December 11, 2005

TOO UNIMPORTANT TO REMEMBER:

What Viveca Novak Told Fitzgerald (VIVECA NOVAK, 12/11/05, TIME)

Fitzgerald and I met in my lawyer's office on Nov. 10 for about two hours. Schuelke had told him I would discuss only my interactions with Luskin that were relevant to the conversation in question. No fishing expeditions, no questions about my other reporting or sources in the case. He agreed, telling my lawyer that he wanted to "remove the chicken bone without disturbing the body."

He asked how often Luskin and I met during the period from fall 2003 to fall 2004 (about five times), when, where and so forth. I had calendar entries that helped but weren't entirely reliable. Did I take notes at those meetings? No. Luskin was more likely to speak freely if he didn't see me committing his words to paper. Did Luskin ever talk to me about whether Rove was a source for Matt on the subject of Wilson's wife?

That was the "chicken bone" Fitzgerald had referred to, the conversation Luskin had told him about that got me dragged into the probe. Here's what happened. Toward the end of one of our meetings, I remember Luskin looking at me and saying something to the effect of "Karl doesn't have a Cooper problem. He was not a source for Matt." I responded instinctively, thinking he was trying to spin me, and said something like, "Are you sure about that? That's not what I hear around TIME." He looked surprised and very serious. "There's nothing in the phone logs," he said.

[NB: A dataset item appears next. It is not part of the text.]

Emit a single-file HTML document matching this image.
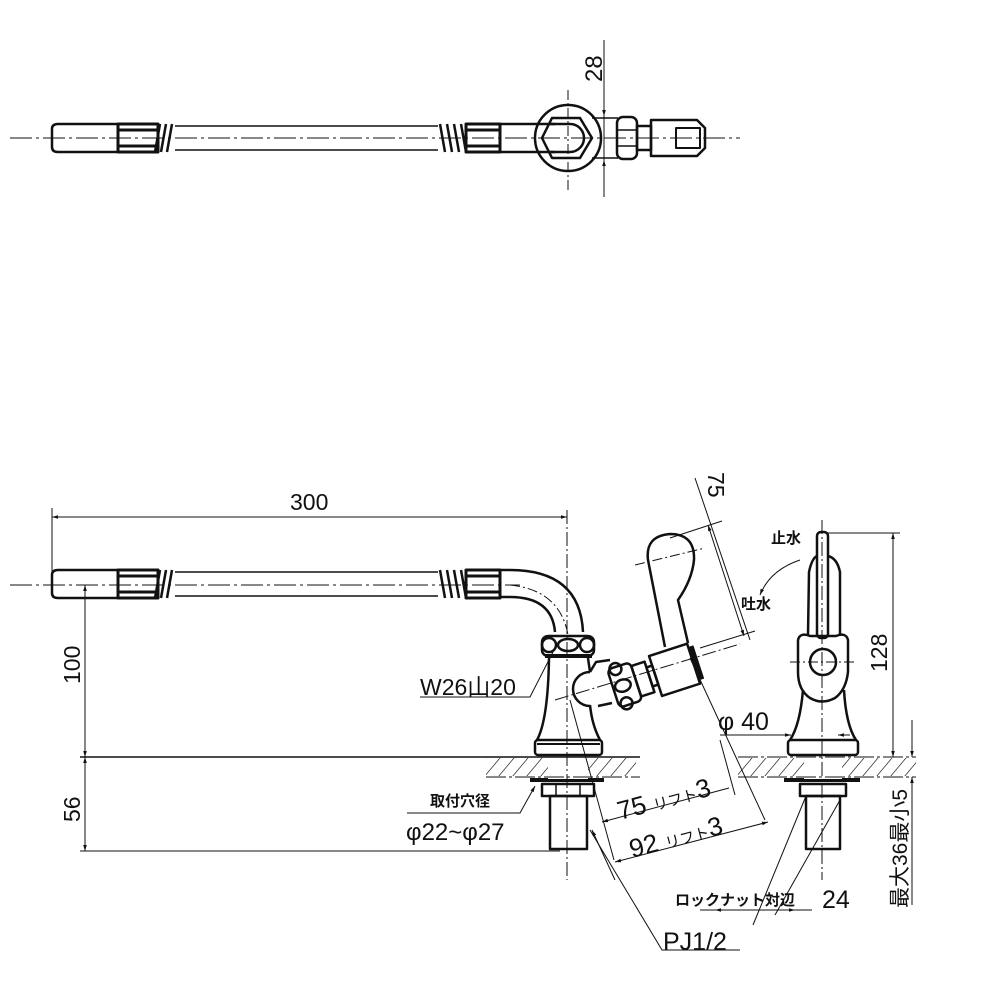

In the course of the investigation, the logs of all Rove's calls around the July 2003 time period--when two stories, including Matt's, were published mentioning that Plame was Wilson's wife--had been combed, and Luskin was telling me there were no references to Matt. (Cooper called via the White House switchboard, which may be why there is no record.)

I was taken aback that he seemed so surprised. I had been pushing back against what I thought was his attempt to lead me astray. I hadn't believed that I was disclosing anything he didn't already know. Maybe this was a feint. Maybe his client was lying to him. But at any rate, I immediately felt uncomfortable. I hadn't intended to tip Luskin off to anything. I was supposed to be the information gatherer. It's true that reporters and sources often trade information, but that's not what this was about. If I could have a do-over, I would have kept my mouth shut; since I didn't, I wish I had told my bureau chief about the exchange. Luskin walked me to my car and said something like, "Thank you. This is important." Fitzgerald wanted to know when this conversation occurred. At that point I had found calendar entries showing that Luskin and I had met in January and in May. Since I couldn't remember exactly how the conversation had developed, I wasn't sure. I guessed it was more likely May. [...]

When Fitzgerald and I met last Thursday, along with another lawyer from his team, my attorney, a lawyer from Time Inc. and the court reporter, he was more focused. The problem with the new March date was that now I was even more confused--previously I had to try to remember if the key conversation had occurred in January or May, and I thought it was more likely May. But March was close enough to May that I really didn't know. "I don't remember" is an answer that prosecutors are used to hearing, but I was mortified about how little I could recall of what occurred when.

This meeting lasted about an hour and a half. As before, Fitzgerald was extremely pleasant, very professional, and he stuck to his pledge not to wander with his questions. Does what I remembered--or more often, didn't remember--of my interactions with Luskin matter? Will it make the difference between whether Rove gets indicted or not? I have no idea.


Note how every story that comes out indicates just how insignificant everyone thought the underlying matter -- Joe Wilson's real identity -- was?

Posted by Orrin Judd at December 11, 2005 8:24 AM
Comments

So much time and effort wasted on this situation. The only real story here is the CIA's war on Bush, which except for a few places is being ignored. Wonder if that aspect will ever get legs.

Posted by: jdkelly at December 11, 2005 5:03 PM

Just wondering, if Fitzgerald had not agreed to her 'conditions', would she have clammed up altogether? Would TIME have released her notes?

I think there is going to be a 1950s naming names moment soon, with one reporter either revealing some of the gossip, or being 'forced' to disclose conversations with other reporters. It won't be pretty. Fitzgerald may not dig into that dogpatch, but Libby's lawyers most certainly will.

I'm no expert, but in a criminal trial, there won't be any source protection for any reporter, will there?

Posted by: jim hamlen at December 12, 2005 12:15 AM

When Libby's lawyers are done with them, they won't know whether it's Christmas or Tish B'Av.